Professor Paulina Kewes and her international team of collaborators have won major funding from the John Fell Fund for the interdisciplinary project Recovering Europe's Parliamentary Culture, 1500-1700: A new approach to representative institutions. The core project team includes Professor Steven Gunn (History, Oxford), Dr Joris Oddens (Royal Netherlands Academy of Arts and Sciences, Amsterdam), Professor Dorota Pietrzyk-Reeves (Political Science, Jagiellonian University, Krakow), Professor Paul Seaward (Director, History of Parliament Trust), and Dr Tracey Sowerby (Programme Director, The Europaeum).
The project will provide proof-of-concept for major funding bids to support the first comparative study of Europe’s parliamentary culture during the sixteenth and seventeenth centuries, an age of transformative change.

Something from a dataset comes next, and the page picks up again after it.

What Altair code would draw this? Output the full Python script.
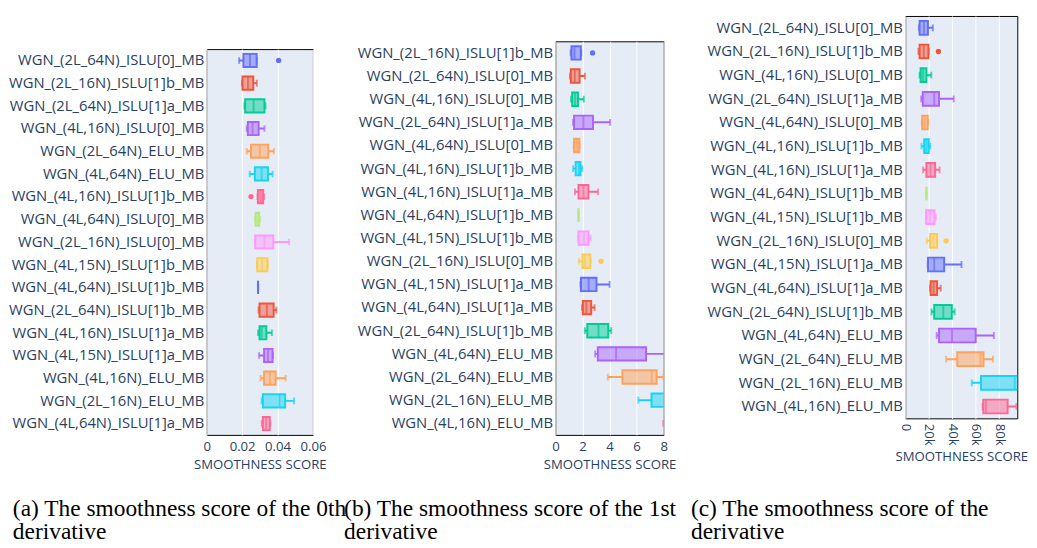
import altair as alt
import pandas as pd

palette = ["#636efa", "#EF553B", "#00cc96", "#ab63fa", "#FFA15A",
           "#19d3f3", "#FF6692", "#B6E880", "#FF97FF", "#FECB52"]

# ---------------- panel (a): 0th derivative ----------------
A_names = [
    "WGN_(2L_64N)_ISLU[0]_MB", "WGN_(2L_16N)_ISLU[1]b_MB", "WGN_(2L_64N)_ISLU[1]a_MB",
    "WGN_(4L,16N)_ISLU[0]_MB", "WGN_(2L_64N)_ELU_MB", "WGN_(4L,64N)_ELU_MB",
    "WGN_(4L,16N)_ISLU[1]b_MB", "WGN_(4L,64N)_ISLU[0]_MB", "WGN_(2L_16N)_ISLU[0]_MB",
    "WGN_(4L,15N)_ISLU[1]b_MB", "WGN_(4L,64N)_ISLU[1]b_MB", "WGN_(2L_64N)_ISLU[1]b_MB",
    "WGN_(4L,16N)_ISLU[1]a_MB", "WGN_(4L,15N)_ISLU[1]a_MB", "WGN_(4L,16N)_ELU_MB",
    "WGN_(2L_16N)_ELU_MB", "WGN_(4L,64N)_ISLU[1]a_MB",
]
A_low = [0.0183, 0.0199, 0.0213, 0.0226, 0.0226, 0.0243, 0.0287, 0.0273, 0.0273,
         0.0284, 0.0290, 0.0293, 0.0290, 0.0296, 0.0304, 0.0310, 0.0311]
A_q1 = [0.0207, 0.0202, 0.0217, 0.0232, 0.0250, 0.0272, 0.0289, 0.0276, 0.0274,
        0.0285, 0.0290, 0.0298, 0.0298, 0.0324, 0.0324, 0.0317, 0.0317]
A_med = [0.0244, 0.0233, 0.0265, 0.0259, 0.0300, 0.0310, 0.0304, 0.0287, 0.0326,
         0.0313, 0.0290, 0.0340, 0.0310, 0.0346, 0.0357, 0.0411, 0.0335]
A_q3 = [0.0282, 0.0263, 0.0326, 0.0293, 0.0348, 0.0346, 0.0319, 0.0296, 0.0376,
        0.0343, 0.0290, 0.0378, 0.0337, 0.0372, 0.0389, 0.0443, 0.0356]
A_high = [0.0283, 0.0283, 0.0332, 0.0326, 0.0379, 0.0372, 0.0324, 0.0302, 0.0465,
          0.0345, 0.0290, 0.0393, 0.0368, 0.0374, 0.0446, 0.0493, 0.0359]
A_out_row = [0, 6]
A_out_val = [0.0406, 0.0250]
A_ticks = [0, 0.02, 0.04, 0.06]

# ---------------- panel (b): 1st derivative ----------------
B_names = [
    "WGN_(2L_16N)_ISLU[1]b_MB", "WGN_(2L_64N)_ISLU[0]_MB", "WGN_(4L,16N)_ISLU[0]_MB",
    "WGN_(2L_64N)_ISLU[1]a_MB", "WGN_(4L,64N)_ISLU[0]_MB", "WGN_(4L,16N)_ISLU[1]b_MB",
    "WGN_(4L,16N)_ISLU[1]a_MB", "WGN_(4L,64N)_ISLU[1]b_MB", "WGN_(4L,15N)_ISLU[1]b_MB",
    "WGN_(2L_16N)_ISLU[0]_MB", "WGN_(4L,15N)_ISLU[1]a_MB", "WGN_(4L,64N)_ISLU[1]a_MB",
    "WGN_(2L_64N)_ISLU[1]b_MB", "WGN_(4L,64N)_ELU_MB", "WGN_(2L_64N)_ELU_MB",
    "WGN_(2L_16N)_ELU_MB", "WGN_(4L,16N)_ELU_MB",
]
B_low = [1.12, 1.07, 1.15, 1.30, 1.35, 1.30, 1.44, 1.70, 1.68, 1.73, 1.85, 1.97,
         2.17, 2.93, 3.87, 6.13, 7.97]
B_q1 = [1.18, 1.13, 1.23, 1.37, 1.37, 1.49, 1.70, 1.70, 1.70, 1.99, 1.88, 2.02,
        2.35, 3.13, 4.95, 7.10, 8.50]
B_med = [1.40, 1.43, 1.45, 2.06, 1.60, 1.73, 2.06, 1.70, 2.10, 2.17, 2.45, 2.28,
         3.18, 4.48, 7.12, 8.60, 9.00]
B_q3 = [1.87, 1.78, 1.66, 2.77, 1.76, 1.85, 2.43, 1.70, 2.45, 2.57, 3.03, 2.64,
        3.90, 6.70, 7.48, 9.50, 10.00]
B_high = [1.90, 2.17, 2.09, 4.04, 1.78, 1.97, 3.15, 1.70, 2.60, 2.60, 4.00, 2.89,
          4.12, 8.50, 7.98, 10.50, 11.00]
B_out_row = [0, 9]
B_out_val = [2.74, 3.37]
B_ticks = [0, 2, 4, 6, 8]

# ---------------- panel (c): 2nd derivative ----------------
C_names = [
    "WGN_(2L_64N)_ISLU[0]_MB", "WGN_(2L_16N)_ISLU[1]b_MB", "WGN_(4L,16N)_ISLU[0]_MB",
    "WGN_(2L_64N)_ISLU[1]a_MB", "WGN_(4L,64N)_ISLU[0]_MB", "WGN_(4L,16N)_ISLU[1]b_MB",
    "WGN_(4L,16N)_ISLU[1]a_MB", "WGN_(4L,64N)_ISLU[1]b_MB", "WGN_(4L,15N)_ISLU[1]b_MB",
    "WGN_(2L_16N)_ISLU[0]_MB", "WGN_(4L,15N)_ISLU[1]a_MB", "WGN_(4L,64N)_ISLU[1]a_MB",
    "WGN_(2L_64N)_ISLU[1]b_MB", "WGN_(4L,64N)_ELU_MB", "WGN_(2L_64N)_ELU_MB",
    "WGN_(2L_16N)_ELU_MB", "WGN_(4L,16N)_ELU_MB",
]
C_low = [11600, 11200, 12200, 13550, 14150, 13850, 15200, 18000, 17650, 18250,
         19100, 21050, 22400, 26800, 34800, 56650, 65800]
C_q1 = [12200, 12200, 13050, 14900, 14450, 16100, 18000, 18000, 17750, 21050,
        19400, 21550, 24650, 28750, 44250, 64450, 66400]
C_med = [16000, 15800, 15200, 24650, 16600, 18000, 21550, 18000, 20950, 23900,
         24650, 24100, 32350, 39800, 64150, 93200, 68650]
C_q3 = [19300, 19700, 18000, 28750, 19100, 20000, 25450, 18000, 24850, 27100,
        33150, 27100, 39600, 59950, 66600, 98500, 87150]
C_high = [23500, 20000, 22150, 41250, 19500, 21350, 29250, 18000, 26050, 27100,
          47850, 30150, 42000, 75450, 74700, 102000, 94600]
C_out_row = [1, 9]
C_out_val = [28200, 34800]
C_ticks = [0, 20000, 40000, 60000, 80000]

captions = [
    "(a) The smoothness score of the 0th\nderivative",
    "(b) The smoothness score of the 1st\nderivative",
    "(c) The smoothness score of the 2nd\nderivative",
]

FONT = "Open Sans"
TXT = "#2a3f5f"
NOVIEW = alt.ViewBackground(fill="transparent", stroke="transparent")
color_scale = alt.Scale(domain=list(range(17)),
                        range=[palette[i % 10] for i in range(17)])


def spacer(h):
    return alt.Chart(pd.DataFrame({"a": [0]})).mark_rule(
        strokeOpacity=0, strokeWidth=0.1).encode(
        x=alt.value(0), y=alt.value(0), y2=alt.value(1)
    ).properties(width=1, height=h, view=NOVIEW)


def panel(names, low, q1, med, q3, high, out_row, out_val, domain, ticks,
          label_expr, width, height, label_angle, top_space):
    n = len(names)
    df = pd.DataFrame({"name": names, "idx": list(range(n)), "low": low,
                       "q1": q1, "med": med, "q3": q3, "high": high})
    odf = pd.DataFrame({"name": [names[i] for i in out_row], "idx": out_row,
                        "val": out_val})
    step = height / n
    pin = 0.42
    box_h = step * (1 - pin)
    yenc = alt.Y("name:N", sort=names, title=None,
                 scale=alt.Scale(type="band", paddingInner=pin,
                                 paddingOuter=pin / 2, align=0.5),
                 axis=alt.Axis(ticks=False, domain=False, grid=False,
                               labelFont=FONT, labelFontSize=15.2,
                               labelColor=TXT, labelPadding=3, labelLimit=400))
    xscale = alt.Scale(domain=domain, nice=False, zero=False)
    xaxis = alt.Axis(values=ticks, labelExpr=label_expr, title="SMOOTHNESS SCORE",
                     labelAngle=label_angle, ticks=False, domain=False,
                     labelOverlap=False, labelFlush=False,
                     grid=True, gridColor="white", gridWidth=1,
                     labelFont=FONT, labelFontSize=13.5, labelColor=TXT,
                     labelPadding=5, titleFont=FONT, titleFontSize=13.5,
                     titleFontWeight="normal", titleColor=TXT, titlePadding=5)

    def X(f):
        return alt.X(f"{f}:Q", scale=xscale, axis=xaxis)

    col = alt.Color("idx:O", scale=color_scale, legend=None)
    base = alt.Chart(df)
    box = base.mark_bar(fillOpacity=0.5, strokeWidth=2, clip=True).encode(
        x=X("q1"), x2="q3", y=yenc, color=col,
        stroke=alt.Stroke("idx:O", scale=color_scale, legend=None))
    wlo = base.mark_rule(strokeWidth=2, clip=True).encode(
        x=X("low"), x2="q1", y=yenc, color=col)
    whi = base.mark_rule(strokeWidth=2, clip=True).encode(
        x=X("q3"), x2="high", y=yenc, color=col)
    cap_lo = base.mark_tick(thickness=2, size=box_h * 0.5, clip=True).encode(
        x=X("low"), y=yenc, color=col)
    cap_hi = base.mark_tick(thickness=2, size=box_h * 0.5, clip=True).encode(
        x=X("high"), y=yenc, color=col)
    medt = base.mark_tick(thickness=2, size=box_h, clip=True).encode(
        x=X("med"), y=yenc, color=col)
    outl = alt.Chart(odf).mark_circle(size=30, opacity=1, clip=True).encode(
        x=X("val"), y=yenc, color=col)
    layered = alt.layer(box, wlo, whi, cap_lo, cap_hi, medt, outl).properties(
        width=width, height=height,
        view=alt.ViewBackground(fill="#E5ECF6", stroke="#000000", strokeWidth=1))
    if top_space > 0:
        return alt.vconcat(spacer(top_space), layered, spacing=0)
    return layered


pa = panel(A_names, A_low, A_q1, A_med, A_q3, A_high, A_out_row, A_out_val,
           [0, 0.06], A_ticks, "format(datum.value, '~g')", 109, 396, 0, 32)
pb = panel(B_names, B_low, B_q1, B_med, B_q3, B_high, B_out_row, B_out_val,
           [0, 8], B_ticks, "format(datum.value, '~g')", 111, 404, 0, 24)
pc = panel(C_names, C_low, C_q1, C_med, C_q3, C_high, C_out_row, C_out_val,
           [0, 95400], C_ticks,
           "datum.value == 0 ? '0' : format(datum.value / 1000, 'd') + 'k'",
           115, 413, 90, 0)

# caption row: its origin sits under the plot area of panel (a)
cap_df = pd.DataFrame({"t": captions, "k": [0, 1, 2]})
cap_kw = dict(align="left", baseline="alphabetic", font="Liberation Serif",
              fontSize=24, lineBreak="\n", lineHeight=24, color="black")
cap_base = alt.Chart(cap_df)
cap_layers = []
for k, (xoff, lim) in enumerate([(-199, 0), (141, 0), (497, 323)]):
    kw = dict(cap_kw)
    if lim:
        kw["limit"] = lim
        kw["ellipsis"] = " "
    cap_layers.append(
        cap_base.transform_filter(alt.datum.k == k).mark_text(**kw).encode(
            x=alt.value(xoff), y=alt.value(44), text="t:N"))
caps = alt.layer(*cap_layers).properties(width=800, height=60, view=NOVIEW)

chart = alt.vconcat(alt.hconcat(pa, pb, pc, spacing=30), caps, spacing=0).properties(
    padding=0
).configure_view(fill="#E5ECF6", stroke="transparent").configure(font=FONT)

chart.save("out.html", embed_options={"renderer": "svg", "actions": False})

Varying enormously from country to country, representative assemblies were often important symbols of the identity of a political community. Academic attempts to look at them as a group have been bedevilled by arguments about definition and by claims for the exceptional political development of one country or another – so much so, that one is struck much more by variety and particularity than by any shared elements. And yet, they shared a transnational inheritance of ideas and methods that added up to a common European tradition.
Challenging standard scholarship, this project will approach representative institutions as cultural phenomena. It will investigate the following questions: how was their power and character conceptualized in imaginative, as well as more obviously political writing? How was their work recorded, formally and informally, and historicized? How were they visualized? How were they compared with each other? What common vocabularies operated?
The project will explore transnational interactions of parliamentary culture and use inter-disciplinary methodologies to study the media through which Europeans reflected on the variations and commonalities of their respective representative institutions. It will draw on literature, cultural history, political philosophy, art and material culture, classical reception studies, and book history to reconstruct the literary and visual language and the shared experiences of representative politics.